I leaned back onto my dry poncho cover, the microphone Fusner had passed to me still in my hand. I looked down at it, thinking. The only three guns I’d fired in my life were my Dad’s .45, his accurized .22 Ruger and the M14 rifle I’d qualified with in training. The crummy worn .45 I’d been loaned at the Basic School I’d left in my locker until the shooting qualifications were over. I’d taken my Dad’s worked over professional piece and shot the course to not only get my Expert Badge in pistol but clean the course with all bullseyes. My instructor there had been very surprised. I was sure he would have been equally surprised at my success in shooting the two women. I tried to feel something. I felt nothing. Shooting the women had been just like shooting the course. Breathe and squeeze. The horrid bunched together bloody blouse of the women’s belongings hadn’t been so easy, but I was dead set on forgetting that, just like the girl’s faces.

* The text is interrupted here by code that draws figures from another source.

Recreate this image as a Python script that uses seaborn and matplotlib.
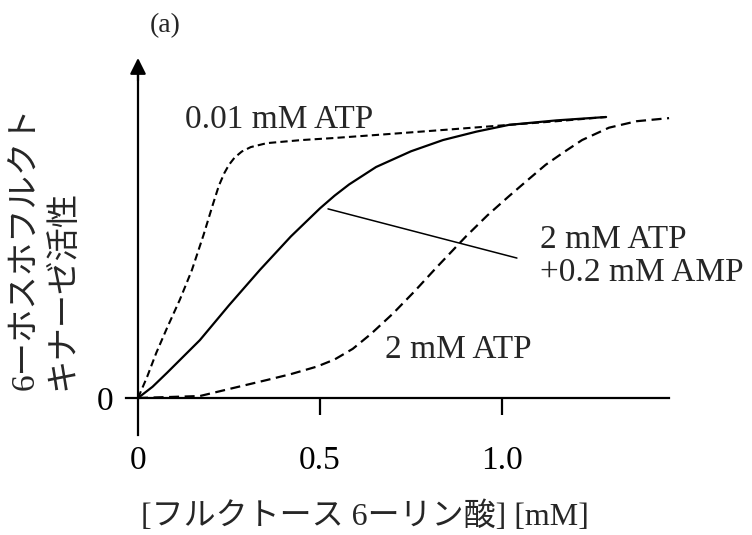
import numpy as np
import pandas as pd
import matplotlib
matplotlib.use("Agg")
import matplotlib.pyplot as plt
import seaborn as sns

# DATOS (unidades arbitrarias de actividad)
x_atp001 = [0, 0.025, 0.05, 0.08, 0.115, 0.148, 0.18, 0.206, 0.222, 0.237, 0.25,
            0.265, 0.285, 0.31, 0.354, 0.45, 0.536, 0.654, 0.85, 1.019, 1.15, 1.286]
y_atp001 = [0, 0.075, 0.16, 0.25, 0.35, 0.455, 0.58, 0.69, 0.755, 0.80, 0.83,
            0.855, 0.877, 0.893, 0.907, 0.918, 0.925, 0.936, 0.955, 0.972, 0.985, 1.0]

x_amp = [0, 0.04, 0.08, 0.17, 0.25, 0.335, 0.42, 0.5, 0.54, 0.58, 0.654, 0.75,
         0.838, 0.93, 1.019, 1.15, 1.286]
y_amp = [0, 0.04, 0.09, 0.206, 0.33, 0.456, 0.575, 0.675, 0.72, 0.76, 0.822, 0.878,
         0.918, 0.948, 0.972, 0.988, 1.0]

x_atp2 = [0, 0.17, 0.26, 0.354, 0.42, 0.492, 0.54, 0.59, 0.64, 0.70, 0.76, 0.819,
          0.901, 0.96, 1.019, 1.07, 1.12, 1.17, 1.22, 1.294, 1.37, 1.459]
y_atp2 = [0, 0.007, 0.035, 0.064, 0.085, 0.112, 0.137, 0.175, 0.228, 0.30, 0.38,
          0.463, 0.575, 0.65, 0.718, 0.775, 0.83, 0.875, 0.918, 0.962, 0.985, 0.996]

x_ticks = [0, 0.5, 1.0]
x_ticklabels = ["0", "0.5", "1.0"]

sns.set_theme(style="white")
plt.rcParams['font.family'] = ['Liberation Serif', 'Noto Sans CJK JP']

fig = plt.figure(figsize=(7.52, 5.35), dpi=100)
ax = fig.add_axes([0, 0, 1, 1])
ax.set_facecolor('white')

# curvas
sns.lineplot(x=x_atp001, y=y_atp001, ax=ax, sort=False, color='black',
             lw=1.5, linestyle=(0, (3.5, 2)))
sns.lineplot(x=x_amp, y=y_amp, ax=ax, sort=False, color='black', lw=1.6)
sns.lineplot(x=x_atp2, y=y_atp2, ax=ax, sort=False, color='black',
             lw=1.6, linestyle=(0, (4.5, 2.5)))

ax.set_xlim(-138 / 364, 614 / 364)
ax.set_ylim(-137 / 281, 398 / 281)

# ejes tipo libro
for s in ['top', 'right']:
    ax.spines[s].set_visible(False)
ax.spines['left'].set_position(('data', 0))
ax.spines['bottom'].set_position(('data', 0))
ax.spines['left'].set_bounds(-0.13, 1.16)
ax.spines['bottom'].set_bounds(-0.033, 1.459)
for s in ['left', 'bottom']:
    ax.spines[s].set_color('black')
    ax.spines[s].set_linewidth(1.6)
ax.annotate('', xy=(0, 1.22), xytext=(0, 1.12),
            arrowprops=dict(arrowstyle='-|>', color='black', lw=1.6,
                            mutation_scale=24))

ax.set_xticks(x_ticks, x_ticklabels)
ax.tick_params(axis='x', direction='out', length=12, width=1.6, pad=22,
               labelsize=24, colors='black', bottom=True)
ax.xaxis.get_major_ticks()[0].tick1line.set_visible(False)
ax.set_yticks([0], ['0'])
ax.tick_params(axis='y', length=0, pad=18, labelsize=24, colors='black', left=True)
ax.grid(False)

# textos
ax.text(0.129, 0.989, '0.01 mM ATP', fontsize=24, ha='left', va='center')
ax.text(1.104, 0.505, '2 mM ATP\n+0.2 mM AMP', fontsize=24, ha='left',
        va='center', linespacing=1.1)
ax.text(0.679, 0.171, '2 mM ATP', fontsize=24, ha='left', va='center')
ax.text(0.074, 1.327, '(a)', fontsize=20, ha='center', va='center')
ax.plot([0.522, 1.041], [0.673, 0.498], color='black', lw=1.1)

ax.text(-0.310, 0.028, '6ーホスホフルクト', fontsize=24, rotation=90,
        ha='center', va='bottom')
ax.text(-0.206, 0.028, 'キナーゼ活性', fontsize=24, rotation=90,
        ha='center', va='bottom')
ax.text(0.624, -0.423, '[フルクトース 6ーリン酸] [mM]', fontsize=23,
        ha='center', va='center')

fig.savefig('out.png', dpi=100, facecolor='white')
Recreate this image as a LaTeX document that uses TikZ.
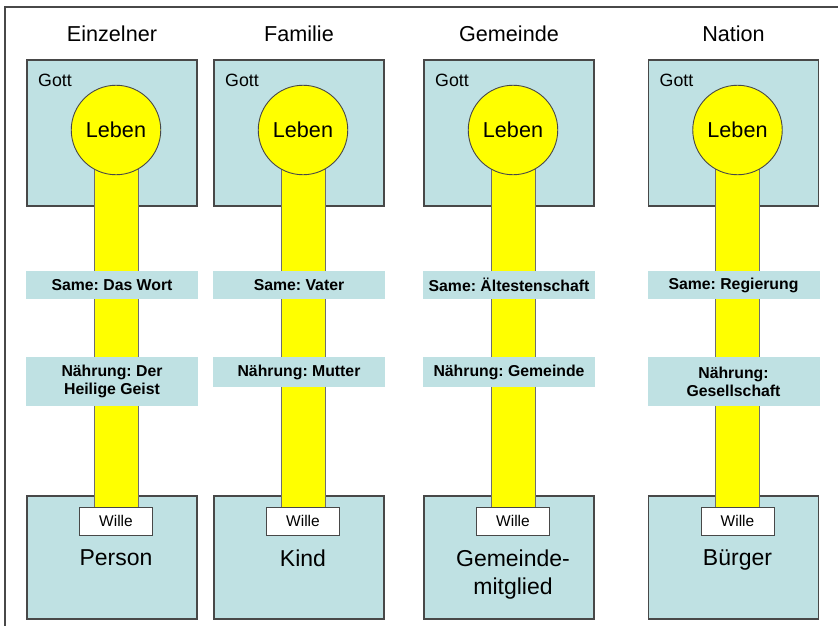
\documentclass[tikz,border=0pt]{standalone}
\usepackage{fontspec}
\setmainfont{Liberation Sans}
\frenchspacing
\definecolor{paleblue}{RGB}{191,225,227}
\definecolor{edgegray}{RGB}{72,72,72}
\definecolor{stemgray}{RGB}{110,110,110}
\definecolor{lifeyellow}{RGB}{255,255,0}
\begin{document}
\begin{tikzpicture}[x=1pt,y=-1pt,
  frameline/.style={draw=edgegray,line width=1.5pt},
  godbox/.style={draw=edgegray,line width=1.1pt,fill=paleblue,minimum width=170pt,minimum height=146pt,inner sep=0pt},
  manbox/.style={draw=edgegray,line width=1.1pt,fill=paleblue,minimum width=170pt,minimum height=123pt,inner sep=0pt},
  titlelabel/.style={anchor=base,inner sep=0pt,font=\fontsize{21.6}{26}\selectfont},
  gottlabel/.style={anchor=base west,inner sep=0pt,font=\fontsize{17.8}{21}\selectfont},
  lifecircle/.style={circle,draw=edgegray,line width=0.9pt,fill=lifeyellow,minimum size=89.5pt,inner sep=0pt,font=\fontsize{21.6}{26}\selectfont},
  stem/.style={draw=stemgray,line width=0.9pt,fill=lifeyellow},
  tagbox/.style={fill=paleblue,minimum width=172pt,minimum height=28pt,inner sep=0pt,align=center,font=\fontsize{15.8}{18}\selectfont\bfseries},
  willbox/.style={draw=edgegray,line width=0.9pt,fill=white,anchor=north,minimum width=73pt,minimum height=28pt,inner sep=0pt,font=\fontsize{15.5}{18}\selectfont},
  wholabel/.style={anchor=north,inner sep=0pt,align=center,font=\fontsize{23}{28}\selectfont}]
\useasboundingbox (0,0) rectangle (838,626);
% outer frame
\draw[frameline] (5,630) -- (5,7) -- (842,7);
\foreach \n/\cx/\title/\same/\naehr/\fh/\who in {
  a/112/Einzelner/{Same: Das Wort}/{Nährung: Der\\Heilige Geist}/49/Person,
  b/299/Familie/{Same: Vater}/{Nährung: Mutter}/30/Kind,
  c/509/Gemeinde/{Same: Ältestenschaft}/{Nährung: Gemeinde}/30/{Gemeinde-\\mitglied},
  d/733.5/Nation/{Same: Regierung}/{Nährung:\\Gesellschaft}/49/Bürger}{
  % column heading and the two boxes
  \node[titlelabel] (title\n) at (\cx,41.5) {\title};
  \node[godbox] (top\n) at (\cx,133) {};
  \node[gottlabel] (gott\n) at (\cx-74,86) {Gott};
  \node[manbox] (bot\n) at (\cx,557.5) {};
  % the stem runs from the circle down to the will box
  \coordinate (core\n) at (\cx+4,130);
  \coordinate (root\n) at (\cx+4,507);
  \draw[stem] ([xshift=-22pt]core\n) rectangle ([xshift=22pt]root\n);
  \node[lifecircle] (life\n) at (core\n) {Leben};
  \node[tagbox] (seed\n) at (\cx,285) {\same};
  \node[tagbox,anchor=north,minimum height=\fh pt] (food\n) at (\cx,357) {\naehr};
  \node[willbox] (will\n) at (root\n) {Wille};
  \node[wholabel] (who\n) at (\cx+4,549.5) {\who};
}
\end{tikzpicture}
\end{document}
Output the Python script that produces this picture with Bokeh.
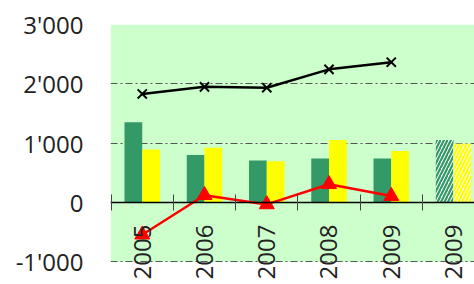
from math import pi
from bokeh.plotting import figure
from bokeh.models import FixedTicker, ColumnDataSource, Range1d, BoxAnnotation
from bokeh.transform import dodge
from bokeh.embed import file_html
from bokeh.resources import INLINE

# ---- data ----
years = ["2005", "2006", "2007", "2008", "2009", "2009"]
green_vals = [1355, 800, 710, 745, 745, 1055]
yellow_vals = [895, 925, 695, 1055, 870, 990]
hatched = [False, False, False, False, False, True]
black_vals = [1830, 1950, 1935, 2245, 2365]
red_vals = [-540, 125, -30, 310, 110]
y_ticks = [-1000, 0, 1000, 2000, 3000]
y_tick_labels = ["-1'000", "0", "1'000", "2'000", "3'000"]

xs = list(range(len(years)))
solid_idx = [i for i in xs if not hatched[i]]
hatch_idx = [i for i in xs if hatched[i]]

solid = ColumnDataSource(dict(x=solid_idx,
                              g=[green_vals[i] for i in solid_idx],
                              yv=[yellow_vals[i] for i in solid_idx]))
hsrc = ColumnDataSource(dict(x=hatch_idx,
                             g=[green_vals[i] for i in hatch_idx],
                             yv=[yellow_vals[i] for i in hatch_idx]))
lines = ColumnDataSource(dict(x=xs[:len(black_vals)], b=black_vals, r=red_vals))

FONT = "Open Sans"
GREEN = "#339966"
YELLOW = "#FFFF00"
BG = "#CCFFCC"

p = figure(width=474, height=284,
           x_range=Range1d(-0.51, 5.337), y_range=Range1d(-1379, 3000),
           output_backend="svg", toolbar_location=None,
           min_border_left=110, min_border_right=0,
           min_border_top=24, min_border_bottom=0,
           background_fill_color="white", border_fill_color="white",
           outline_line_color=None)

# green plot area (from -1000 to 3000), drawn beneath grid lines
area = BoxAnnotation(bottom=y_ticks[0], top=y_ticks[-1], fill_color=BG, fill_alpha=1,
                     line_color=None, level="underlay")
p.center = [area] + list(p.center)

bw = 0.285
p.vbar(x=dodge("x", -bw / 2), top="g", width=bw, bottom=0, source=solid,
       fill_color=GREEN, line_color=None)
p.vbar(x=dodge("x", bw / 2), top="yv", width=bw, bottom=0, source=solid,
       fill_color=YELLOW, line_color=None)
p.vbar(x=dodge("x", -bw / 2), top="g", width=bw, bottom=0, source=hsrc,
       fill_color="white", line_color=None, hatch_pattern="/",
       hatch_color=GREEN, hatch_scale=7, hatch_weight=2.2)
p.vbar(x=dodge("x", bw / 2), top="yv", width=bw, bottom=0, source=hsrc,
       fill_color="white", line_color=None, hatch_pattern="/",
       hatch_color=YELLOW, hatch_scale=7, hatch_weight=2.2)

p.line("x", "b", source=lines, line_color="black", line_width=2.5)
p.scatter("x", "b", source=lines, marker="x", size=13, line_color="black", line_width=2)
p.line("x", "r", source=lines, line_color="#FF0000", line_width=2.5)
p.scatter("x", "r", source=lines, marker="triangle", size=15,
          fill_color="#FF0000", line_color="#FF0000")

# y axis
yt = FixedTicker(ticks=y_ticks)
p.yaxis.ticker = yt
p.yaxis.major_label_overrides = {t: l for t, l in zip(y_ticks, y_tick_labels)}
p.yaxis.axis_line_color = None
p.yaxis.major_tick_in = 0
p.yaxis.major_tick_out = 0
p.yaxis.minor_tick_in = 0
p.yaxis.minor_tick_out = 0
p.yaxis.major_label_standoff = 27
p.yaxis.major_label_text_font = FONT
p.yaxis.major_label_text_font_size = "24px"
p.yaxis.major_label_text_color = "#222222"

p.ygrid.ticker = yt
p.ygrid.grid_line_color = "#555555"
p.ygrid.grid_line_dash = "7 3 2 3"
p.ygrid.grid_line_width = 1
p.xgrid.visible = False

# x axis at zero
p.xaxis.fixed_location = 0
p.xaxis.ticker = FixedTicker(ticks=xs, minor_ticks=[i - 0.5 for i in xs] + [len(xs) - 0.5])
p.xaxis.major_label_overrides = {i: y for i, y in zip(xs, years)}
p.xaxis.major_label_orientation = pi / 2
p.xaxis.major_label_standoff = 14
p.xaxis.major_label_text_font = FONT
p.xaxis.major_label_text_font_size = "24px"
p.xaxis.major_label_text_color = "#222222"
p.xaxis.major_tick_in = 0
p.xaxis.major_tick_out = 0
p.xaxis.minor_tick_in = 8
p.xaxis.minor_tick_out = 8
p.xaxis.minor_tick_line_color = "#444444"
p.xaxis.axis_line_color = "black"
p.xaxis.axis_line_width = 1.3

open("out.html", "w").write(file_html(p, INLINE))
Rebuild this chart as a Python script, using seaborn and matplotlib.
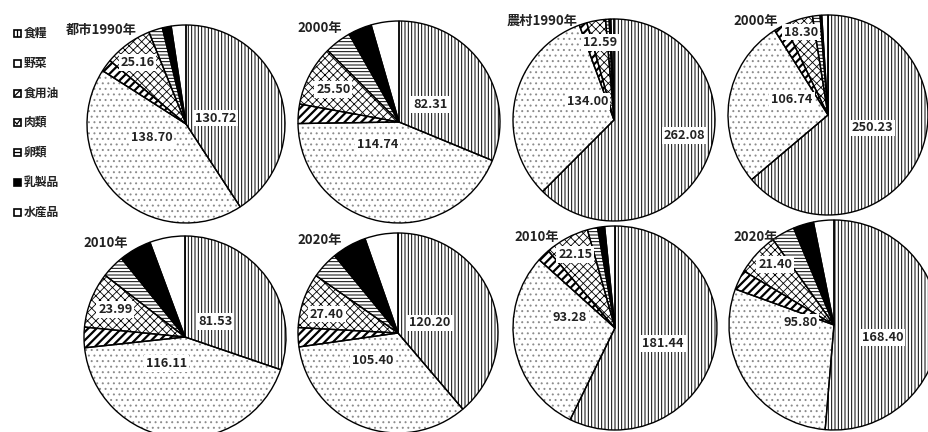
import matplotlib
matplotlib.use("Agg")
import matplotlib.pyplot as plt
from matplotlib.patches import Rectangle
import seaborn as sns
import pandas as pd

# Per-capita food consumption (kg), urban and rural households
categories = ["食糧", "野菜", "食用油", "肉類", "卵類", "乳製品", "水産品"]
panel_titles = ["都市1990年", "2000年", "農村1990年", "2000年",
                "2010年", "2020年", "2010年", "2020年"]

urban_1990 = [130.72, 138.70, 6.40, 25.16, 7.25, 4.63, 7.69]
urban_2000 = [82.31, 114.74, 8.16, 25.50, 11.21, 9.94, 11.74]
rural_1990 = [262.08, 134.00, 5.17, 12.59, 2.41, 1.10, 2.13]
rural_2000 = [250.23, 106.74, 7.06, 18.30, 4.77, 1.06, 3.92]
urban_2010 = [81.53, 116.11, 8.84, 23.99, 10.00, 13.98, 15.21]
urban_2020 = [120.20, 105.40, 9.60, 27.40, 13.50, 17.30, 16.60]
rural_2010 = [181.44, 93.28, 6.31, 22.15, 5.12, 3.55, 5.15]
rural_2020 = [168.40, 95.80, 10.00, 21.40, 11.80, 10.30, 10.30]

series = [urban_1990, urban_2000, rural_1990, rural_2000,
          urban_2010, urban_2020, rural_2010, rural_2020]

# long-form table of all panels
df = pd.DataFrame(
    [(i, c, v) for i, vals in enumerate(series) for c, v in zip(categories, vals)],
    columns=["panel", "category", "value"],
)

sns.set_theme(style="white")
plt.rcParams["font.family"] = ["Noto Sans CJK JP", "DejaVu Sans"]
plt.rcParams["hatch.linewidth"] = 0.7

W, H = 929, 432
fig = plt.figure(figsize=(W / 100, H / 100), dpi=100)

hatches = ["|||||", "...", "////", "xxxx", "-----", "", ""]
hatch_colors = ["black", "#8c8c8c", "black", "black", "black", "black", "black"]
hatch_widths = [0.7, 0.7, 1.6, 0.6, 0.7, 0.7, 0.7]
face_colors = ["white", "white", "white", "white", "white", "black", "white"]

# pie centre and radius on the canvas (pixels)
layout = [(186, 124, 99), (399, 122, 101), (614, 120, 101), (828, 115, 100),
          (185, 337, 101), (398, 333, 100), (615, 328, 102), (834, 325, 105)]
title_pos = [(66, 30), (297, 28), (507, 21), (733, 21),
             (83, 243), (297, 240), (514, 237), (733, 237)]
# label anchors inside each pie (unit-radius coordinates) for 食糧, 野菜, 肉類
label_pos = [
    [(0.30, 0.06), (-0.35, -0.14), (-0.49, 0.62)],
    [(0.31, 0.17), (-0.21, -0.22), (-0.65, 0.32)],
    [(0.70, -0.15), (-0.26, 0.18), (-0.14, 0.77)],
    [(0.44, -0.13), (-0.36, 0.15), (-0.27, 0.83)],
    [(0.30, 0.15), (-0.18, -0.26), (-0.69, 0.27)],
    [(0.32, 0.10), (-0.25, -0.27), (-0.71, 0.19)],
    [(0.47, -0.15), (-0.44, 0.10), (-0.39, 0.72)],
    [(0.46, -0.12), (-0.32, 0.02), (-0.56, 0.58)],
]


def style_hatch(patch, hatch, color, width):
    patch.set_hatch(hatch)
    patch.set_edgecolor(color)
    if hasattr(patch, "set_hatch_linewidth"):
        patch.set_hatch_linewidth(width)


for i, (cx, cy, r) in enumerate(layout):
    ax = fig.add_axes([(cx - r) / W, 1 - (cy + r) / H, 2 * r / W, 2 * r / H])
    vals = df[df.panel == i]["value"].to_list()
    wedges, _ = ax.pie(vals, startangle=90, counterclock=False, radius=1,
                       colors=face_colors, wedgeprops=dict(linewidth=0))
    for w, h, hc, hw in zip(wedges, hatches, hatch_colors, hatch_widths):
        style_hatch(w, h, hc, hw)
        w.set_clip_on(False)
    outlines, _ = ax.pie(vals, startangle=90, counterclock=False, radius=1,
                         wedgeprops=dict(fill=False, edgecolor="black", linewidth=1.0))
    for w in outlines:
        w.set_clip_on(False)
    ax.set_xlim(-1, 1)
    ax.set_ylim(-1, 1)
    ax.set_axis_off()
    for k, (lx, ly) in zip([0, 1, 3], label_pos[i]):
        ax.text(lx, ly, f"{vals[k]:.2f}", ha="center", va="center",
                fontsize=9.2, fontweight="bold", color="#222222",
                bbox=dict(boxstyle="square,pad=0.15", fc="white", ec="none"))
    tx, ty = title_pos[i]
    fig.text(tx / W, 1 - ty / H, panel_titles[i], ha="left", va="center",
             fontsize=9.5, fontweight="bold", color="#222222")

# legend column on the left, in pixel coordinates
lax = fig.add_axes([0, 0, 60 / W, 1])
lax.set_xlim(0, 60)
lax.set_ylim(H, 0)
lax.set_axis_off()
legend_y = [33, 63, 93, 122, 152, 182, 212]
# small glyph drawn inside each legend box (offsets from the box centre)
glyphs = [
    [((0, -3), (0, 3))],
    [],
    [((-3, 3), (3, -3))],
    [((-2.5, 0), (-0.5, 2)), ((-0.5, 2), (2.5, -2))],
    [((-3, 0), (3, 0))],
    [],
    [],
]
bx = 17.5
for cat, y, fc, marks in zip(categories, legend_y, face_colors, glyphs):
    lax.add_patch(Rectangle((bx - 3.5, y - 3.5), 7, 7, facecolor=fc,
                            edgecolor="black", linewidth=1.2))
    for (x0, y0), (x1, y1) in marks:
        lax.plot([bx + x0, bx + x1], [y + y0, y + y1], color="black", lw=0.9)
    lax.text(23.5, y, cat, ha="left", va="center", fontsize=8.5,
             fontweight="bold", color="#222222")

fig.savefig("out.png", dpi=100)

I could use Russ and the battery fire, at maximum charge and elevation, to safely clear the way, or terrify the way, for the company to force march up the side of the mountain. It was a nothing mountain with no name, or even elevation listing on my map, so it wasn’t likely to be defended. And for the first time in days we would not be on the gun target line.

I had Russ give me a couple of zone fires along the way on up to the summit, but I didn’t complete the fire mission. I motioned for Stevens to approach, and then instructed him to go to the Gunny and the platoon commanders to let them know arty was going to be coming in.

I waited for Stevens to return from his mission, packing my stuff together and dumping what I could from what little pack material I had. The mountain was steep and the company was going to go up the slope hard and fast. There was no other way, and I and every Marine there was supposedly in shape and trained for just that kind of a challenge.

Fusner’s little transistor radio suddenly blossomed alive. Brother John and his soothing voice from Nha Trang came out of the tinny little speaker like poured molasses. The first song of the day was by a group fittingly called Truth. And then the song began. “In the year twenty-five twenty-five, if man is still alive, if woman can survive…”

The song’s lyrics had some strange bite to it and it was a bite from an unlikely glum future. I didn’t care. Any future was fine by me.

When Stevens and Nguyen didn’t return, and after waiting for what I thought was long enough, I executed the fire command with the battery, figuring anyone who hadn’t got the word would figure it out when the shells screamed in so close to the ground. Less than two minutes later the usual “Shot, over,” radio message came in, and in seconds the “Splash, over.”

There was no screaming of shells overhead because the company was no longer under the gun target line. A crumping series of explosions indicated that the shells had landed. It took me a few seconds to figure out that Russ had decided to hit the peak before rolling another zone or two down the slope in our direction.